After reaching the fjords by motor boat, the two set up base camp on the Pamialluk island. Working alone without support from the mainland they explored the area using their sea- kayaks, paddled to the base of the chosen route and then climbed the first 600m, only to be stumped by the spectacular overhangs which required aid climbing. As David explains 'Our goal was to free climb, not aid, that's why we abseiled two pitches, abandoning a wonderful 7a -;). We went down to a ledge looking for other possibilities. Finally we climbed past the roofs a bit to the left... We were pretty lucky with bivouacs in the wall, each night by pure luck we'd find some sort of a ledge.'
After continuing on for another three days they reached a bid ledge which split the mountain in two but, after enduring a stormy night, they opted to retreat: after traversing trough a system of ledges towards easier terrain and descending down 'vertical grass', the team found itself in a snow-couloir. Further descent proved dramatic, as David explains:
"Constant rain (actually showers), steep snow, crevasses 10 meters deep on each side, finally water thundering underneath the snow... Walking through the narrow snow passages in light approach shoes, with a hook or hammer instead of an ice-axes totally psyched us out. We knew that if one of us slipped the rope wouldn't do much good. We were most afraid of falling into a crevasse as the 'river' ran underneath. We hadn't taken crampons or ice- axes so as to not carry them on vertical wall, and the couloir looked easy enough in good weather. Now, all of this changed completely.' Freezing cold they endured a series of grueling abseils to reach their kayaks after 6 hours but, due to the storm, they had to sit out another night before paddling to the safety of their base camp.

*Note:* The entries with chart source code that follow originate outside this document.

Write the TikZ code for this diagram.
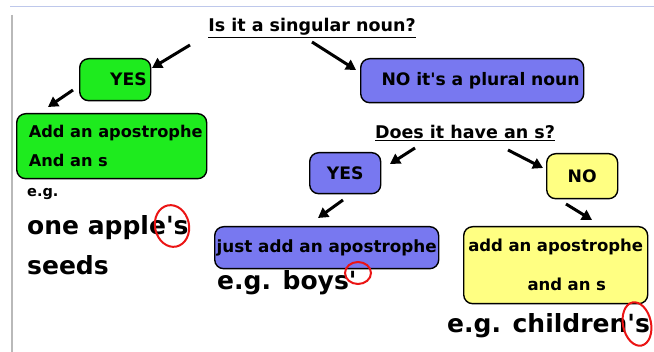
\documentclass[tikz,border=0pt]{standalone}
\usepackage{fontspec}
\setmainfont{DejaVu Sans}[Ligatures=TeXOff]
\usetikzlibrary{arrows.meta}
\definecolor{grn}{RGB}{30,235,30}
\definecolor{blu}{RGB}{120,120,240}
\definecolor{yel}{RGB}{255,255,130}
\definecolor{circ}{RGB}{235,20,20}
\definecolor{topline}{RGB}{190,200,235}
\begin{document}
\begin{tikzpicture}[x=1pt,y=-1pt,
 box/.style={draw=black, line width=1.4pt, rounded corners=9pt, inner ysep=0pt, anchor=north west},
 arr/.style={line width=3pt, -{Triangle[length=10pt,width=11pt]}},
 ring/.style={draw=circ, line width=2pt},
 boxfont/.style={font=\fontsize{17.2}{20}\selectfont\bfseries},
 qfont/.style={font=\fontsize{17.5}{20}\selectfont\bfseries, inner sep=0pt, anchor=base},
 big/.style={font=\fontsize{25}{30}\selectfont\bfseries, inner sep=0pt, anchor=base west}]
\useasboundingbox (0,0) rectangle (654,352);
\fill[white] (0,0) rectangle (654,352);
\draw[topline, line width=1pt] (10,7) -- (654,7);
\draw[gray!55, line width=1.5pt] (12,15) -- (12,352);
% questions
\node[qfont] (q1) at (312,32) {\underline{Is it a singular noun?}};
\node[qfont] (q2) at (465,139) {\underline{Does it have an s?}};
% boxes
\node[box, fill=grn, boxfont, minimum height=42pt, text width=63pt, inner xsep=4pt, align=right] (yes1) at (79,58) {YES};
\node[box, fill=grn, minimum height=65pt, minimum width=190pt, inner xsep=0pt, align=left, font=\fontsize{16.2}{29}\selectfont\bfseries] (add1) at (16,113) {\hspace*{8pt}Add an apostrophe\\\hspace*{8pt}And an s};
\node[box, fill=blu, boxfont, minimum height=44pt, text width=215pt, inner xsep=4pt, align=right] (no1) at (360,58) {NO it's a plural noun};
\node[box, fill=blu, boxfont, minimum height=41pt, text width=63pt, inner xsep=4pt, align=center] (yes2) at (309,152) {YES};
\node[box, fill=yel, boxfont, minimum height=45pt, text width=63pt, inner xsep=4pt, align=center] (no2) at (546,153) {NO};
\node[box, fill=blu, minimum height=42pt, minimum width=224pt, inner xsep=0pt, font=\fontsize{16.8}{20}\selectfont\bfseries] (just) at (214,226) {just add an apostrophe};
\node[box, fill=yel, minimum height=77pt, text width=178pt, inner xsep=3pt, align=center, font=\fontsize{16.5}{39}\selectfont\bfseries] (add2) at (463,226) {add an apostrophe\\\hspace*{22pt}and an s};
% examples
\node[font=\fontsize{14.5}{18}\selectfont\bfseries, anchor=base west, inner sep=0pt] (eg1) at (27,197) {e.g.};
\node[big] (apple) at (27,235) {one apple's};
\node[big] (seeds) at (27,275) {seeds};
\node[big] (boys) at (217,290) {e.g. boys'};
\node[big] (child) at (447,333) {e.g. children's};
% rings
\draw[ring, rotate around={12:(172,226)}] (172,226) ellipse (17pt and 21pt);
\draw[ring] (358,273) ellipse (13pt and 11pt);
\draw[ring, rotate around={12:(637,324)}] (637,324) ellipse (14pt and 22pt);
% arrows
\coordinate (a1s) at (190,45);  \coordinate (a1e) at (152,68);
\coordinate (a2s) at (73,90);   \coordinate (a2e) at (48,107);
\coordinate (a3s) at (312,42);  \coordinate (a3e) at (356,70);
\coordinate (a4s) at (415,148); \coordinate (a4e) at (390,164);
\coordinate (a5s) at (508,150); \coordinate (a5e) at (543,168);
\coordinate (a6s) at (343,200); \coordinate (a6e) at (318,218);
\coordinate (a7s) at (566,204); \coordinate (a7e) at (592,220);
\foreach \i in {1,...,7} {\draw[arr] (a\i s) -- (a\i e);}
\end{tikzpicture}
\end{document}
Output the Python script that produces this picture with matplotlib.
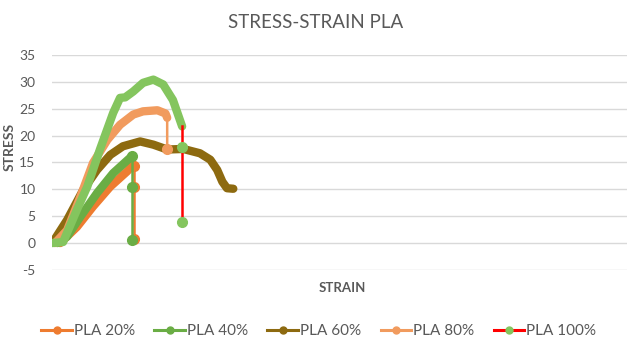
import matplotlib.pyplot as plt

plt.rcParams['font.family'] = ['Lato', 'DejaVu Sans']
plt.rcParams['axes.unicode_minus'] = False

# strain (arbitrary units along the category axis) and stress
x20 = [1.4, 4.3, 7.1, 10.1, 13.0, 14.1, 14.3, 14.3, 14.3]
y20 = [0.0, 3.0, 6.8, 10.5, 13.3, 14.6, 14.4, 10.4, 0.8]

x40 = [0.9, 2.6, 4.9, 7.8, 10.6, 13.9, 13.9, 13.9]
y40 = [0.0, 1.2, 4.9, 9.3, 13.0, 16.2, 10.4, 0.6]

x60 = [0.2, 2.6, 5.4, 7.8, 10.1, 12.3, 15.3, 17.6, 20.0, 22.8, 25.7, 27.5, 28.7, 29.6, 30.4, 31.5]
y60 = [0.3, 4.3, 9.9, 13.6, 16.4, 18.0, 18.9, 18.3, 17.4, 17.5, 16.7, 15.5, 13.6, 11.4, 10.2, 10.1]

x80 = [0.5, 2.6, 4.9, 7.1, 9.6, 11.8, 14.1, 15.8, 18.3, 19.7, 20.0, 20.0]
y80 = [0.0, 2.4, 8.6, 14.9, 19.2, 22.0, 23.9, 24.5, 24.7, 24.1, 23.3, 17.5]

x100 = [0.0, 1.9, 4.3, 6.1, 8.3, 10.6, 11.8, 12.7, 14.1, 15.8, 17.6, 19.3, 21.0, 22.6, 22.6, 22.6]
y100 = [0.0, 0.2, 6.2, 10.5, 17.4, 24.2, 27.0, 27.1, 28.2, 29.8, 30.4, 29.5, 26.6, 21.7, 17.9, 3.9]

labels = ['PLA 20%', 'PLA 40%', 'PLA 60%', 'PLA 80%', 'PLA 100%']

c20 = '#EE7C30'
c40 = '#6AAD45'
c60 = '#8D6A10'
c80 = '#F19B5E'
c100 = '#84C55E'
gray = '#595959'

fig = plt.figure(figsize=(6.29, 3.43), dpi=100)
ax = fig.add_axes([0.083, 0.213, 0.914, 0.627])

thick = dict(lw=6, solid_capstyle='round', solid_joinstyle='round')
ms = 7

# PLA 20%
ax.plot(x20[:-2], y20[:-2], color=c20, **thick)
ax.plot(x20[-3:], y20[-3:], color=c20, lw=1.8, marker='o', ms=ms)
# PLA 40%
ax.plot(x40[:-2], y40[:-2], color=c40, **thick)
ax.plot(x40[-3:], y40[-3:], color=c40, lw=1.8, marker='o', ms=ms)
# PLA 60%
ax.plot(x60, y60, color=c60, **thick)
# PLA 80%
ax.plot(x80[:-1], y80[:-1], color=c80, **thick)
ax.plot(x80[-3:], y80[-3:], color=c80, lw=1.8, marker='o', ms=ms, markevery=[2])
# PLA 100% (red line, green markers)
ax.plot(x100[:-2], y100[:-2], color=c100, **thick)
ax.plot(x100[-3:], y100[-3:], color='#FF0000', lw=1.8, marker='o', ms=ms,
        mfc=c100, mec=c100, markevery=[1, 2])

# legend handles
h = []
for col, mc in zip([c20, c40, c60, c80, '#FF0000'], [c20, c40, c60, c80, c100]):
    h.append(plt.Line2D([], [], color=col, lw=2.2, marker='o', ms=5, mfc=mc, mec=mc))
fig.legend(h, labels, ncol=5, loc='center', bbox_to_anchor=(0.507, 0.035),
           frameon=False, fontsize=11, handlelength=2.0, handletextpad=0.15,
           columnspacing=1.25, labelcolor=gray)

ax.set_xlim(0, 100)
ax.set_ylim(-5, 35)
ax.set_yticks(range(-5, 36, 5))
ax.set_xticks([])
ax.grid(axis='y', color='#D9D9D9', lw=1)
ax.set_axisbelow(True)
for s in ax.spines.values():
    s.set_visible(False)
ax.tick_params(axis='y', length=0, labelsize=10, labelcolor=gray, pad=12)

fig.text(0.502, 0.935, 'STRESS-STRAIN PLA', fontsize=13.5, color=gray,
         ha='center', va='center')
ax.set_ylabel('STRESS', fontsize=10, color=gray, fontweight='bold')
ax.yaxis.set_label_coords(-0.063, 0.57)
ax.set_xlabel('STRAIN', fontsize=9.5, color=gray, fontweight='bold')
ax.xaxis.set_label_coords(0.504, -0.055)

fig.savefig('out.png', dpi=100)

Six days later the sun finally came out once again. They immediately returned, climbing back up the couloir (which the help of their fixed rope) to their previous highpoint. After a quick bivouac they forged up to the top in just over 10 hours. David continues: It was a beautiful climb on solid granite, with some 6c+ pitches. Some of the most interesting parts where wet offwidths done by Eliza, terribly difficult, the last pitch to the peak was a 60 meter tower( 6c+) with an amazing view... Unfortunately, just after we stood on the summit clouds started pulling over our head and in a little while we couldn't see farther then 100 meters. We continued abseiling late into the night and it seems as if we were pretty lucky; the rope didn't jam, I had found wedged blocks we'd use to descend, so in the top part we didn't use a single hook or bolt."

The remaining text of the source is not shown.